■ RECORDS SHOWN ■

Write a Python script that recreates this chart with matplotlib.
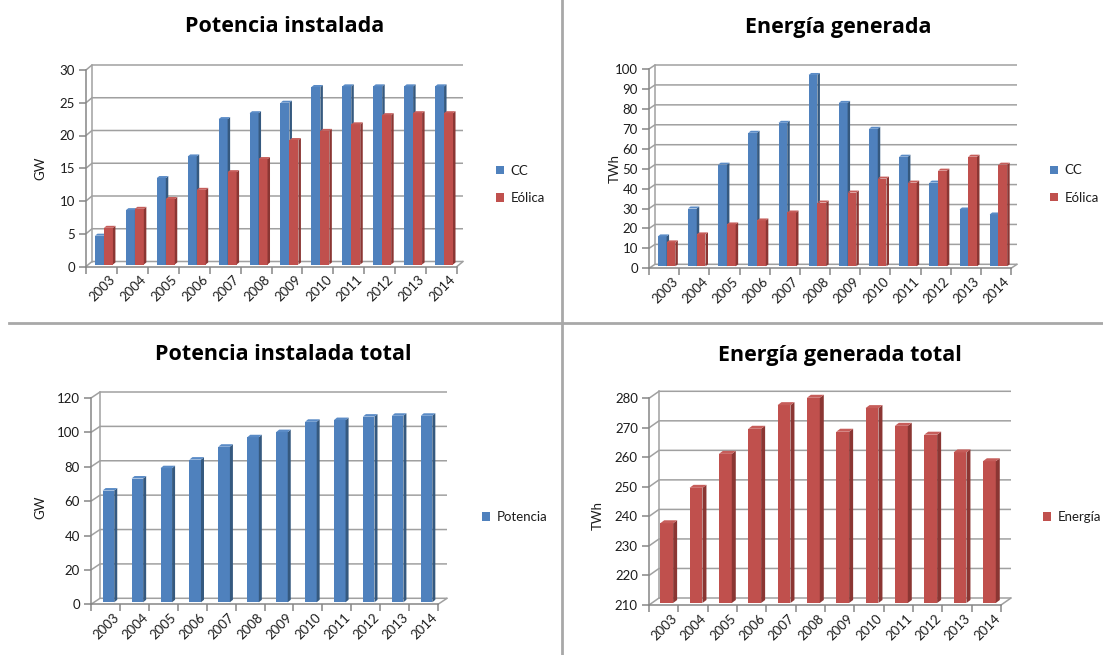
import numpy as np
import matplotlib
matplotlib.use("Agg")
import matplotlib.pyplot as plt
from matplotlib import transforms
from matplotlib.patches import Polygon, Patch
from matplotlib.lines import Line2D

plt.rcParams['font.family'] = ['Lato', 'DejaVu Sans']

# ---- data -----------------------------------------------------------------
years = [str(y) for y in range(2003, 2015)]

cc_gw = [4.4, 8.3, 13.2, 16.5, 22.2, 23.1, 24.7, 27.1, 27.2, 27.2, 27.2, 27.2]
eolica_gw = [5.6, 8.5, 10.0, 11.4, 14.1, 16.1, 19.0, 20.4, 21.4, 22.8, 23.1, 23.1]

cc_twh = [15, 29, 51, 67, 72, 96, 82, 69, 55, 42, 28.5, 26]
eolica_twh = [12, 16, 21, 23, 27, 32, 37, 44, 42, 48, 55, 51]

potencia_total = [65, 72, 78, 83, 90.5, 96, 99, 105, 106, 108, 108.5, 108.5]
energia_total = [237, 249, 260.5, 269, 277, 279.5, 268, 276, 270, 267, 261, 258]

# ---- styling ----------------------------------------------------------------
W, H = 1103, 655
BLUE = ('#4F81BD', '#35597F', '#5A8BC6')
RED = ('#C0504D', '#8B3633', '#C65D5A')
GRID = '#A0A0A0'
AXIS = '#868686'
TXT = '#1C1C1C'
TITLE_FONT = ['Open Sans', 'DejaVu Sans']

fig = plt.figure(figsize=(W / 100, H / 100), dpi=100)
fig.patch.set_facecolor('white')


def draw_panel(box, ylim, step, series, colors, names, ylabel, ylabel_xy,
               title, title_xy, legend_xy, wall, depth, bar_w, shift):
    left, right, top, bottom = box
    ax = fig.add_axes([left / W, 1 - bottom / H, (right - left) / W, (bottom - top) / H])
    ax.set_facecolor('none')
    n = len(years)
    ymin, ymax = ylim

    # pixel -> data conversion factors
    sx = n / (right - left)
    sy = (ymax - ymin) / (bottom - top)
    wdx, wdy = wall[0] * sx, wall[1] * sy
    bdx, bdy = depth[0] * sx, depth[1] * sy

    # back wall with its gridlines
    ticks = np.arange(ymin, ymax + step / 2, step)
    for v in ticks:
        ax.plot([0, wdx, n + wdx], [v, v + wdy, v + wdy], color=GRID, lw=1.1,
                clip_on=False, zorder=1, solid_capstyle='butt')
    ax.plot([wdx, wdx], [ymin + wdy, ymax + wdy], color=GRID, lw=1.1,
            clip_on=False, zorder=1)
    ax.plot([n, n + wdx], [ymin, ymin + wdy], color=GRID, lw=1.1,
            clip_on=False, zorder=1)

    # pseudo-3D bars: front face from ax.bar, side and top faces from its rectangles
    off = transforms.offset_copy(ax.transData, fig=fig, x=shift[0], y=shift[1], units='dots')
    k = len(series)
    centers = np.arange(n) + 0.5
    for j, (vals, col) in enumerate(zip(series, colors)):
        xs = centers - k * bar_w / 2 + j * bar_w
        heights = np.asarray(vals, dtype=float) - ymin
        bars = ax.bar(xs, heights, bottom=ymin, width=bar_w, align='edge',
                      color=col[0], edgecolor='none', transform=off,
                      zorder=3 + j, clip_on=False)
        for rect in bars:
            x0 = rect.get_x()
            x1 = x0 + rect.get_width()
            y0 = rect.get_y()
            y1 = y0 + rect.get_height()
            ax.add_patch(Polygon([(x1, y0), (x1 + bdx, y0 + bdy), (x1 + bdx, y1 + bdy), (x1, y1)],
                                 closed=True, fc=col[1], ec='none', transform=off,
                                 zorder=3 + j, clip_on=False))
            ax.add_patch(Polygon([(x0, y1), (x0 + bdx, y1 + bdy), (x1 + bdx, y1 + bdy), (x1, y1)],
                                 closed=True, fc=col[2], ec='none', transform=off,
                                 zorder=3 + j, clip_on=False))

    ax.set_xlim(0, n)
    ax.set_ylim(ymin, ymax)

    for s in ('top', 'right'):
        ax.spines[s].set_visible(False)
    for s in ('left', 'bottom'):
        ax.spines[s].set_color(AXIS)
        ax.spines[s].set_linewidth(1.1)
        ax.spines[s].set_zorder(2)

    ax.set_yticks(ticks)
    ax.set_yticklabels([f'{int(t)}' for t in ticks])
    ax.tick_params(axis='y', direction='out', length=5, width=1.1, color=AXIS,
                   labelsize=9.5, labelcolor=TXT, pad=3)

    ax.set_xticks(np.arange(n + 1))
    ax.set_xticklabels([])
    ax.tick_params(axis='x', which='major', direction='out', length=5, width=1.1, color=AXIS)
    ax.set_xticks(centers + 0.25, minor=True)
    ax.set_xticklabels(years, minor=True, rotation=45, ha='right', rotation_mode='anchor',
                       fontsize=9.5, color=TXT)
    ax.tick_params(axis='x', which='minor', length=0, pad=5)

    fig.text(ylabel_xy[0] / W, 1 - ylabel_xy[1] / H, ylabel, rotation=90,
             ha='center', va='center', fontsize=9.5, color=TXT)
    fig.text(title_xy[0] / W, 1 - title_xy[1] / H, title, ha='center', va='center',
             fontsize=15.5, fontweight='bold', color='black', family=TITLE_FONT)

    handles = [Patch(facecolor=c[0], edgecolor='none', label=nm) for c, nm in zip(colors, names)]
    fig.legend(handles=handles, loc='center left',
               bbox_to_anchor=(legend_xy[0] / W, 1 - legend_xy[1] / H),
               frameon=False, fontsize=9.5, handlelength=0.6, handleheight=0.6,
               handletextpad=0.5, labelspacing=1.15, borderpad=0, borderaxespad=0,
               labelcolor=TXT)
    return ax


draw_panel((86, 457, 70, 266.5), (0, 30), 5, [cc_gw, eolica_gw], [BLUE, RED],
           ['CC', 'Eólica'], 'GW', (40, 168), 'Potencia instalada', (285, 27),
           (496, 184.5), wall=(6, 5), depth=(2.5, 2), bar_w=0.29, shift=(2.5, 2))

draw_panel((649, 1011, 69, 268.3), (0, 100), 10, [cc_twh, eolica_twh], [BLUE, RED],
           ['CC', 'Eólica'], 'TWh', (615, 168), 'Energía generada', (838, 27),
           (1050, 184), wall=(6, 4), depth=(2.5, 2), bar_w=0.29, shift=(2.5, 2))

draw_panel((91, 438, 398, 604.3), (0, 120), 20, [potencia_total], [BLUE],
           ['Potencia'], 'GW', (40, 507), 'Potencia instalada total', (283, 355),
           (482, 517), wall=(9, 6), depth=(3, 2.5), bar_w=0.4, shift=(3, 2))

draw_panel((649, 1001, 398.3, 605), (210, 280), 10, [energia_total], [RED],
           ['Energía'], 'TWh', (598, 515), 'Energía generada total', (840, 355),
           (1043, 517), wall=(10, 7), depth=(4, 3), bar_w=0.44, shift=(3, 2))

# panel separators
fig.add_artist(Line2D([9 / W, 1.0], [1 - 323 / H] * 2, color='#A8A8A8', lw=2,
                      transform=fig.transFigure))
fig.add_artist(Line2D([562 / W] * 2, [0.0, 1.0], color='#A8A8A8', lw=2,
                      transform=fig.transFigure))

fig.savefig('out.png', dpi=100, facecolor='white')
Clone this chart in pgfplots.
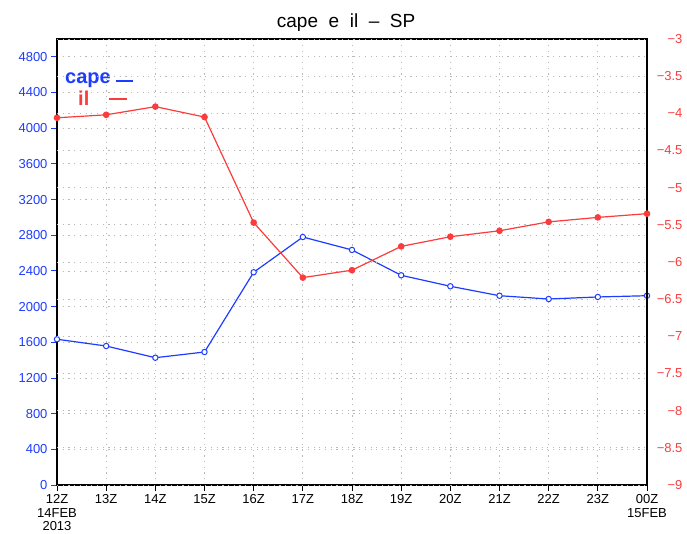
\documentclass[border=0pt]{standalone}
\usepackage{pgfplots}
\pgfplotsset{compat=1.18}
\usepackage{fontspec}
\setmainfont{Liberation Sans}
\definecolor{gblue}{RGB}{30,60,255}
\definecolor{gred}{RGB}{250,60,60}
\begin{document}
\begin{tikzpicture}
\path[use as bounding box] (-57pt,-48pt) rectangle (630pt,485pt);
\begin{axis}[
  scale only axis, width=590pt, height=446pt,
  xmin=0, xmax=12, ymin=0, ymax=5000,
  xtick={0,...,12},
  xticklabels={12Z\\14FEB\\2013,13Z,14Z,15Z,16Z,17Z,18Z,19Z,20Z,21Z,22Z,23Z,00Z\\15FEB},
  xticklabel style={align=center, font=\fontsize{13}{13.5}\selectfont, text=black},
  ytick={0,400,...,4800},
  yticklabel style={text=gblue, font=\fontsize{13}{13}\selectfont,
    /pgf/number format/assume math mode=true, /pgf/number format/1000 sep={}},
  scaled ticks=false,
  xtick pos=lower, ytick pos=left,
  tick align=outside, major tick length=6pt,
  ytick style={draw=gblue, line width=0.9pt},
  xtick style={draw=black, line width=0.9pt},
  xmajorgrids, ymajorgrids,
  major grid style={dash pattern=on 1.2pt off 4.5pt, gray!55, line width=0.8pt},
  axis line style={black, line width=1.3pt},
  clip=false,
]
\addplot[gblue, line width=1.2pt, mark=*, mark size=2.7pt, mark options={fill=white, line width=1pt}]
coordinates {(0,1634) (1,1558) (2,1427) (3,1491) (4,2385) (5,2780) (6,2635) (7,2351) (8,2228) (9,2122) (10,2085) (11,2108) (12,2122)};
\node[anchor=base, font=\fontsize{19}{19}\selectfont] at (rel axis cs:0.49,1) [yshift=11pt] {cape\ \ e\ \ il\ \ –\ \ SP};
\node[anchor=base west, inner sep=0pt, text=gblue, font=\fontsize{20}{20}\bfseries] at (rel axis cs:0.0136,0.901) {cape};
\draw[gblue, line width=1.6pt] (rel axis cs:0.100,0.906) -- (rel axis cs:0.129,0.906);
\node[anchor=base west, inner sep=0pt, text=gred, font=\fontsize{20}{20}\bfseries] at (rel axis cs:0.0356,0.85) {il};
\draw[gred, line width=1.6pt] (rel axis cs:0.088,0.865) -- (rel axis cs:0.119,0.865);
\end{axis}
\begin{axis}[
  scale only axis, width=590pt, height=446pt,
  xmin=0, xmax=12, ymin=-9, ymax=-3,
  axis x line=none, axis y line*=right,
  ytick={-9,-8.5,...,-3},
  yticklabels={−9,−8.5,−8,−7.5,−7,−6.5,−6,−5.5,−5,−4.5,−4,−3.5,−3},
  yticklabel style={text=gred, font=\fontsize{13}{13}\selectfont, anchor=east, xshift=39pt},
  ytick style={draw=none},
  ymajorgrids,
  major grid style={dash pattern=on 1.2pt off 4.5pt, gray!55, line width=0.8pt},
  axis line style={black, line width=1.3pt},
]
\addplot[gred, line width=1.2pt, mark=*, mark size=2.7pt, mark options={fill=gred}]
coordinates {(0,-4.06) (1,-4.02) (2,-3.91) (3,-4.05) (4,-5.47) (5,-6.21) (6,-6.11) (7,-5.79) (8,-5.66) (9,-5.58) (10,-5.46) (11,-5.40) (12,-5.35)};
\end{axis}
\end{tikzpicture}
\end{document}
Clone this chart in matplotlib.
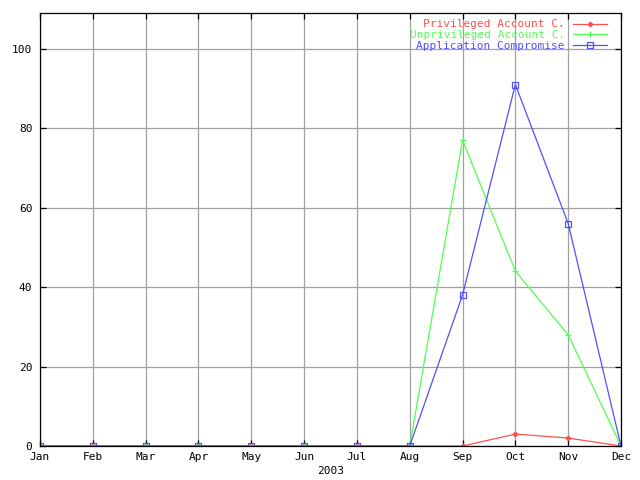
import matplotlib
matplotlib.use('Agg')
import matplotlib.pyplot as plt

months = ['Jan', 'Feb', 'Mar', 'Apr', 'May', 'Jun', 'Jul', 'Aug', 'Sep', 'Oct', 'Nov', 'Dec']
privileged = [0, 0, 0, 0, 0, 0, 0, 0, 0, 3, 2, 0]
unprivileged = [0, 0, 0, 0, 0, 0, 0, 0, 77, 44, 28, 0]
application = [0, 0, 0, 0, 0, 0, 0, 0, 38, 91, 56, 0]
y_ticks = [0, 20, 40, 60, 80, 100]

plt.rcParams['font.family'] = ['DejaVu Sans Mono']
fig = plt.figure(figsize=(6.4, 4.8), dpi=100)
ax = fig.add_axes([40 / 640, 34 / 480, 581 / 640, 433 / 480])

x = list(range(len(months)))
ax.plot(x, privileged, color='#ff5050', lw=0.9, marker='D', ms=2.5, mew=0.8,
        label='Privileged Account C.')
ax.plot(x, unprivileged, color='#50ff50', lw=0.9, marker='+', ms=5, mew=0.9,
        label='Unprivileged Account C.')
ax.plot(x, application, color='#5050ff', lw=0.9, marker='s', ms=4, mew=0.9,
        fillstyle='none', label='Application Compromise')

ax.set_xlim(0, 11)
ax.set_ylim(0, 109)
ax.set_xticks(x)
ax.set_xticklabels(months)
ax.set_yticks(y_ticks)
ax.grid(True, color='#a0a0a0', lw=0.9)
ax.set_axisbelow(True)
ax.tick_params(direction='in', length=4, width=0.9, top=True, right=True,
               labelsize=8, colors='black')
ax.tick_params(axis='x', pad=4)
ax.tick_params(axis='y', pad=5.5)
for s in ax.spines.values():
    s.set_linewidth(0.9)
ax.set_xlabel('2003', fontsize=8, labelpad=3)

# gnuplot style key: labels right aligned, sample line after text
leg = ax.legend(loc='upper right', bbox_to_anchor=(567 / 581, 0.985),
                markerfirst=False, frameon=False, fontsize=8,
                labelspacing=0.05, handlelength=3.1, handletextpad=0.7,
                borderpad=0, borderaxespad=0, labelcolor='linecolor')

fig.savefig('out.png', dpi=100)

■ EXERCISE ■
Copy, exactly and exclusively, the lines beginning with the one that contains "Clone this chart in matplotlib." and ending with the last line of the listing; pictures are to be omitted.

■ SOLUTION BELOW ■
Clone this chart in matplotlib.
import matplotlib
matplotlib.use('Agg')
import matplotlib.pyplot as plt

months = ['Jan', 'Feb', 'Mar', 'Apr', 'May', 'Jun', 'Jul', 'Aug', 'Sep', 'Oct', 'Nov', 'Dec']
privileged = [0, 0, 0, 0, 0, 0, 0, 0, 0, 3, 2, 0]
unprivileged = [0, 0, 0, 0, 0, 0, 0, 0, 77, 44, 28, 0]
application = [0, 0, 0, 0, 0, 0, 0, 0, 38, 91, 56, 0]
y_ticks = [0, 20, 40, 60, 80, 100]

plt.rcParams['font.family'] = ['DejaVu Sans Mono']
fig = plt.figure(figsize=(6.4, 4.8), dpi=100)
ax = fig.add_axes([40 / 640, 34 / 480, 581 / 640, 433 / 480])

x = list(range(len(months)))
ax.plot(x, privileged, color='#ff5050', lw=0.9, marker='D', ms=2.5, mew=0.8,
        label='Privileged Account C.')
ax.plot(x, unprivileged, color='#50ff50', lw=0.9, marker='+', ms=5, mew=0.9,
        label='Unprivileged Account C.')
ax.plot(x, application, color='#5050ff', lw=0.9, marker='s', ms=4, mew=0.9,
        fillstyle='none', label='Application Compromise')

ax.set_xlim(0, 11)
ax.set_ylim(0, 109)
ax.set_xticks(x)
ax.set_xticklabels(months)
ax.set_yticks(y_ticks)
ax.grid(True, color='#a0a0a0', lw=0.9)
ax.set_axisbelow(True)
ax.tick_params(direction='in', length=4, width=0.9, top=True, right=True,
               labelsize=8, colors='black')
ax.tick_params(axis='x', pad=4)
ax.tick_params(axis='y', pad=5.5)
for s in ax.spines.values():
    s.set_linewidth(0.9)
ax.set_xlabel('2003', fontsize=8, labelpad=3)

# gnuplot style key: labels right aligned, sample line after text
leg = ax.legend(loc='upper right', bbox_to_anchor=(567 / 581, 0.985),
                markerfirst=False, frameon=False, fontsize=8,
                labelspacing=0.05, handlelength=3.1, handletextpad=0.7,
                borderpad=0, borderaxespad=0, labelcolor='linecolor')

fig.savefig('out.png', dpi=100)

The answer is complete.